Personally I don't see history in the same way as the ancient Greeks, Romans, Vedics and others, I believe that there must be a balance between material wealth and ideal wealth. Maybe I am very degenerate to see what they saw, it's possible, as it's possible that time has given us another perception, it is possible too.
But it is inevitable for me to mention that when the United States declared its independence in 1776, it led the world to an advance that had not been seen for more than a thousand years, and he reintroduced the word freedom, in a real way, in the vocabulary. This simple act would break with a process of quasi-deterministic degeneration, but on the contrary it would not mean the beginning of a similar process of progress.
I believe that history is a very complex process, and society as well as human depends on so many different factors, that it is impossible to accurately measure the advances and setbacks, so in turn, make a prediction of eternal progress, or an eternal degeneration, it's pretty far-fetched.

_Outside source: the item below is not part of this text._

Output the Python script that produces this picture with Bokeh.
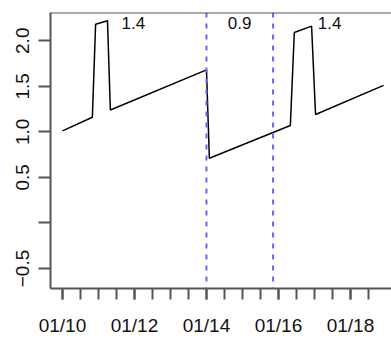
from datetime import datetime, timedelta
from bokeh.plotting import figure
from bokeh.models import Span, FixedTicker, DatetimeTickFormatter, CustomJSTickFormatter, Range1d, Label
from bokeh.embed import file_html
from bokeh.resources import INLINE

# ---- data (day of January as float) ----
day_values = [10.0, 10.83, 10.92, 11.25, 11.33, 14.0, 14.08, 16.33, 16.44, 16.92, 17.03, 18.92]
y_values = [1.01, 1.16, 2.18, 2.22, 1.24, 1.68, 0.71, 1.07, 2.09, 2.16, 1.19, 1.51]
vline_days = [14.0, 15.85]
label_days = [11.97, 14.92, 17.42]
label_texts = ["1.4", "0.9", "1.4"]
label_y = 2.19
y_major_ticks = [-0.5, 0.5, 1.0, 1.5, 2.0]
y_minor_ticks = [0.0]
x_label_days = [10, 12, 14, 16, 18]

base = datetime(2021, 1, 1)


def to_ms(d):
    dt = base + timedelta(days=d - 1)
    return (dt - datetime(1970, 1, 1)).total_seconds() * 1000.0


xs = [to_ms(d) for d in day_values]

FONT = "Liberation Sans"
AXIS_COLOR = "#555555"

p = figure(width=391, height=338, output_backend="svg", toolbar_location=None,
           x_axis_type="datetime",
           x_range=Range1d(to_ms(9.667), to_ms(19.14)),
           y_range=Range1d(-0.72, 2.31),
           min_border_left=50, min_border_right=0, min_border_top=12, min_border_bottom=50)
p.outline_line_color = None
p.grid.visible = False
p.background_fill_color = "white"
p.border_fill_color = "white"

p.line(xs, y_values, line_color="black", line_width=1.5)

for d in vline_days:
    p.add_layout(Span(location=to_ms(d), dimension="height", line_color="#6666ff",
                      line_width=2, line_dash="5 6"))

# top border line
p.add_layout(Span(location=2.31, dimension="width", line_color=AXIS_COLOR, line_width=2))

for d, t in zip(label_days, label_texts):
    p.add_layout(Label(x=to_ms(d), y=label_y, text=t, text_align="center", text_baseline="middle",
                       text_font=FONT, text_font_size="17px", text_color="#111111"))

# x axis
x_major = [to_ms(d) for d in x_label_days]
x_minor = [to_ms(10 + 0.5 * i) for i in range(18)]
xa = p.xaxis[0]
xa.ticker = FixedTicker(ticks=x_major, minor_ticks=x_minor)
xa.formatter = DatetimeTickFormatter(days="%m/%d", hours="%m/%d", months="%m/%d", minutes="%m/%d")
xa.major_tick_out = 11
xa.major_tick_in = 0
xa.minor_tick_out = 11
xa.minor_tick_in = 0
xa.major_label_standoff = 15

# y axis
ya = p.yaxis[0]
ya.ticker = FixedTicker(ticks=y_major_ticks, minor_ticks=y_minor_ticks)
ya.formatter = CustomJSTickFormatter(code="return tick < 0 ? '\\u2212' + (-tick).toFixed(1) : tick.toFixed(1);")
ya.major_label_orientation = "vertical"
ya.major_tick_out = 12
ya.major_tick_in = 0
ya.minor_tick_out = 12
ya.minor_tick_in = 0
ya.major_label_standoff = 9

for ax in (xa, ya):
    ax.axis_line_color = AXIS_COLOR
    ax.axis_line_width = 2
    ax.major_tick_line_color = AXIS_COLOR
    ax.major_tick_line_width = 2
    ax.minor_tick_line_color = AXIS_COLOR
    ax.minor_tick_line_width = 2
    ax.major_label_text_font = FONT
    ax.major_label_text_font_size = "19px"
    ax.major_label_text_color = "#111111"

open("out.html", "w").write(file_html(p, INLINE))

Human society is not a straight line of continuous advancement where every day we are better, and it is not a declining line that shows human decadence with respect to their ancestors, but rather it is a graph of lines that may seem random, where sometimes we progress and sometimes we go backwards, where every so often we change course and go in different directions, and in which we can compare societies of thousands of years ago with modern societies and realize that, in spite of the simple material issues, they may or may not be ahead of us.

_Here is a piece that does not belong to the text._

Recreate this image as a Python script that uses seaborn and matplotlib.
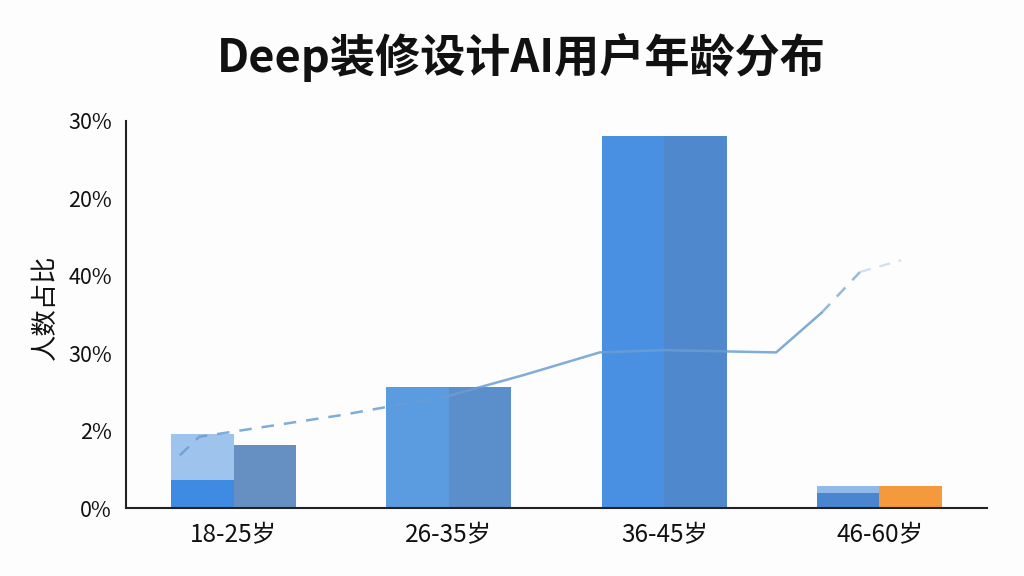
import matplotlib
matplotlib.use("Agg")
import matplotlib.pyplot as plt
import pandas as pd
import seaborn as sns

# data
ages = ["18-25岁", "26-35岁", "36-45岁", "46-60岁"]
left_total = [0.955, 1.56, 4.8, 0.28]
right_total = [0.81, 1.56, 4.8, 0.28]
left_base = [0.36, 0.0, 0.0, 0.2]
left_colors = ["#9EC4EE", "#5B9BE0", "#4A90E2", "#8FBAEA"]
right_colors = ["#6690C2", "#5A8FCB", "#4F88CC", "#F59A3C"]
base_colors = ["#3F8AE2", "#5B9BE0", "#4A90E2", "#4A86CF"]

ytick_labels = ["0%", "2%", "30%", "40%", "20%", "30%"]

line_dash1_x = [-0.25, -0.16, 0.5, 1.0]
line_dash1_y = [0.68, 0.92, 1.2, 1.45]
line_solid_x = [1.0, 1.35, 1.7, 2.0, 2.52, 2.73]
line_solid_y = [1.45, 1.72, 2.01, 2.04, 2.01, 2.52]
line_dash2_x = [2.73, 2.91]
line_dash2_y = [2.52, 3.05]
line_faint_x = [2.91, 3.1]
line_faint_y = [3.05, 3.2]

sns.set_style("white")
plt.rcParams["font.family"] = ["Noto Sans CJK SC", "DejaVu Sans"]

df = pd.DataFrame({
    "age": ages * 2,
    "side": ["L"] * 4 + ["R"] * 4,
    "value": left_total + right_total,
})
df_base = pd.DataFrame({
    "age": ages * 2,
    "side": ["L"] * 4 + ["R"] * 4,
    "value": left_base + [0.0] * 4,
})

fig = plt.figure(figsize=(10.24, 5.76), dpi=100, facecolor="#FDFDFD")
ax = fig.add_axes([0.123, 0.118, 0.841, 0.672])
ax.set_facecolor("#FDFDFD")

sns.barplot(data=df, x="age", y="value", hue="side", width=0.58,
            dodge=True, legend=False, ax=ax, saturation=1)
bars = list(ax.patches)
for p, c in zip(bars, left_colors + right_colors):
    p.set_facecolor(c)
    p.set_edgecolor("none")

sns.barplot(data=df_base, x="age", y="value", hue="side", width=0.58,
            dodge=True, legend=False, ax=ax, saturation=1)
for p, c in zip(ax.patches[len(bars):], base_colors + right_colors):
    p.set_facecolor(c)
    p.set_edgecolor("none")

line_c = "#6A9ED2"
sns.lineplot(x=line_dash1_x, y=line_dash1_y, sort=False, ax=ax, color=line_c,
             lw=1.8, linestyle=(0, (5, 4)), alpha=0.85, zorder=5)
sns.lineplot(x=line_solid_x, y=line_solid_y, sort=False, ax=ax, color=line_c,
             lw=1.8, alpha=0.85, zorder=5)
sns.lineplot(x=line_dash2_x, y=line_dash2_y, sort=False, ax=ax, color=line_c,
             lw=1.8, linestyle=(0, (5, 4)), alpha=0.7, zorder=5)
sns.lineplot(x=line_faint_x, y=line_faint_y, sort=False, ax=ax, color="#C8D8EA",
             lw=1.6, linestyle=(0, (5, 4)), alpha=0.8, zorder=5)

ax.set_xlim(-0.5, 3.5)
ax.set_ylim(0, 5)
ax.set_yticks(range(len(ytick_labels)))
ax.set_yticklabels(ytick_labels, fontsize=15.5, fontweight="medium")
ax.set_xticks(range(len(ages)))
ax.set_xticklabels(ages, fontsize=17.5, fontweight="medium")
ax.set_xticks([0.5, 1.5, 2.5], minor=True)
ax.tick_params(axis="both", which="major", direction="out", length=6, width=1.3,
               color="#222222", labelcolor="#111111", pad=4)
ax.tick_params(axis="x", which="minor", direction="out", length=6, width=1.3,
               color="#222222")
ax.set_xlabel("")
ax.set_ylabel("人数占比", fontsize=19, color="#111111")
ax.yaxis.set_label_coords(-0.078, 0.52)

sns.despine(ax=ax)
for s in ["left", "bottom"]:
    ax.spines[s].set_linewidth(1.5)
    ax.spines[s].set_color("#222222")

fig.text(0.509, 0.9, "Deep装修设计AI用户年龄分布", ha="center", va="center",
         fontsize=32.5, fontweight="bold", color="#111111")

fig.savefig("out.png", dpi=100, facecolor=fig.get_facecolor())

I would dare to say that the United States of today, like all the countries of the American continent, just to give an example, is at a lower level than when they declared their independence, because although they possess more material wealth, ideally they have lost so much that many inhabitants of these nations are not even able to understand an idea like that of freedom, which was the main base of all these republics. With the simple fact that Marxism (that is, materialism par excellence) has lashed all of Latin America during the last 20 years, and that today it is reaching the countries of North America, it tells me that the ideal base of these nations has been lost.
Listen to the founding fathers and the liberators of America speak and notice how they compare modern nations with millenary nations, because their vision was not focused only on material issues, but rather, was on the contrary, an ideal vision of history.
It will be up to you to decide, within the framework of the subjectivity that this topic presents, whether the world as a whole has advanced or degenerated in the last millennia, because it depends on the vision, beliefs, and objectives with which you are analyzing the history, because although I believe in a universal, unique and indivisible truth, which indicates the existence of an objective advance or setback, I am not capable of owning it, you are free to judge based on yours opinions.